Macrovipera, known as the large Palearctic vipers, is a genus of vipers that inhabit the semideserts and steppes of North Africa, the Near and Middle East, and the Milos Archipelago in the Aegean Sea. Like all other vipers, they are venomous. These snakes are responsible for a number of bites in Africa and Western Asia every year. They have a reputation for being ill-tempered and can inject a lot of venom, which is why they should be considered as very dangerous. Two species are currently recognized.

==Description==
These snakes are all capable of exceeding 1.5 m in total length (body + tail).

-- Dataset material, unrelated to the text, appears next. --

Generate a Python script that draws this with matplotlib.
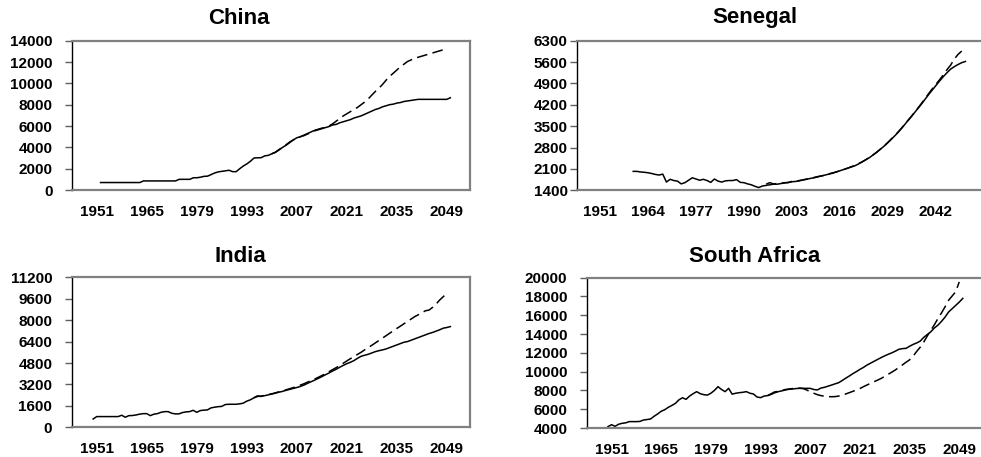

The head is broad, flat, and distinct from the neck. Dorsally, it is covered with small, irregular keeled scales. The supraoculars are also fragmented or partially divided. There seems to be a lot of variation in the different scale characteristics.

==Geographic range==
Species of this genus are found in Morocco, Algeria and Tunis in North Africa, east to Pakistan, Kashmir and India, north to the Milos Archipelago in the Aegean Sea (Greece), Azerbaijan, Armenia and Dagestan (Russia). To the south, there is only one old record from Yemen.

==Habitat==
Members of this genus are adapted to arid and dry habitats.

==Reproduction==
All of these species lay eggs (oviparous).

==Species==
| Species | Taxon author | Subsp.* | Common name | Geographic range |
| M. lebetinus^{T} | (Linnaeus, 1758) | 5 | Blunt-nosed viper | Dagestan, Algeria, Tunisia, Cyprus, Turkey, Syria, Lebanon, Iraq, Iran, Russian Caucasia, Armenia, Georgia, Azerbaijan, Turkmenistan, Uzbekistan, Kazakhstan, Tadzikhistan, Afghanistan, Pakistan and Kashmir. |
| M. razii | Oraie, Rastegar-Pouyani, Khosrovani, Moradi, Akbari, Sehhatisabet, Shafiei, Stumpel, & Joger, 2018 | 0 | Razi's viper | Iran (Kerman) |
- ) Not including the nominate subspecies.

^{T}) Type species.

==Taxonomy==
The genus Macrovipera was created by Francis Albert Theodor Reuss (1927), specifically to accommodate M. lebetinus (the type species). The three other species currently recognized were, at one point, all regarded as subspecies of M. lebetinus. It is now likely that certain subspecies of M. lebetinus will also be elevated to valid species status in the not too distant future. Regarding the geographic range of M. lebetinus, it is possible that this species is now extinct in Israel.

Various species of this genus (and likewise of Vipera) have been suggested for inclusion in the genus Daboia instead, in particular M. lebetinus (Obst 1983) as well as M. mauritanica and M. deserti (Lenk et al. (2001).